───── DATA BLOCK
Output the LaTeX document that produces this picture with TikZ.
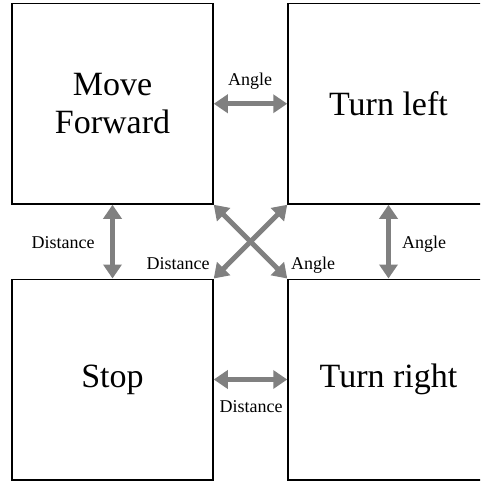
\documentclass[tikz,border=0pt]{standalone}
\usepackage{fontspec}
\setmainfont{Liberation Serif}
\usetikzlibrary{arrows.meta}

\begin{document}
\begin{tikzpicture}[x=1pt, y=-1pt,
    state/.style={draw, line width=1.5pt, minimum width=201pt, minimum height=200.5pt,
        inner sep=0pt, align=center, font=\fontsize{34}{38}\selectfont},
    link/.style={line width=5pt, draw=gray,
        {Triangle[length=14pt,width=18pt]}-{Triangle[length=14pt,width=18pt]}},
    lbl/.style={font=\fontsize{18}{20}\selectfont, inner sep=0pt, anchor=base}]
    \clip (0,0) rectangle (480,485);

    % Commands
    \node[state] (move) at (112.5,103.75) {Move\\Forward};
    \node[state] (left) at (388.5,103.75) {Turn left};
    \node[state] (stop) at (112.5,379.5) {Stop};
    \node[state] (right) at (388.5,379.5) {Turn right};

    % Transitions
    \draw[link] (move) -- (left);
    \draw[link] (move) -- (stop);
    \draw[link] (left) -- (right);
    \draw[link] (stop) -- (right);
    \draw[link] (move.south east) -- (right.north west);
    \draw[link] (left.south west) -- (stop.north east);

    % Parameters
    \node[lbl] (a1) at (250,85) {Angle};
    \node[lbl] (d1) at (63,248) {Distance};
    \node[lbl] (a2) at (424,248) {Angle};
    \node[lbl] (d2) at (178,269) {Distance};
    \node[lbl] (a3) at (313,269) {Angle};
    \node[lbl] (d3) at (251,412) {Distance};
\end{tikzpicture}
\end{document}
──────────
Begin at the first line of the material and copy each line exactly through the one containing "(right) at (388.5,379.5)". Omit pictures.

Output the LaTeX document that produces this picture with TikZ.
\documentclass[tikz,border=0pt]{standalone}
\usepackage{fontspec}
\setmainfont{Liberation Serif}
\usetikzlibrary{arrows.meta}

\begin{document}
\begin{tikzpicture}[x=1pt, y=-1pt,
    state/.style={draw, line width=1.5pt, minimum width=201pt, minimum height=200.5pt,
        inner sep=0pt, align=center, font=\fontsize{34}{38}\selectfont},
    link/.style={line width=5pt, draw=gray,
        {Triangle[length=14pt,width=18pt]}-{Triangle[length=14pt,width=18pt]}},
    lbl/.style={font=\fontsize{18}{20}\selectfont, inner sep=0pt, anchor=base}]
    \clip (0,0) rectangle (480,485);

    % Commands
    \node[state] (move) at (112.5,103.75) {Move\\Forward};
    \node[state] (left) at (388.5,103.75) {Turn left};
    \node[state] (stop) at (112.5,379.5) {Stop};
    \node[state] (right) at (388.5,379.5) {Turn right};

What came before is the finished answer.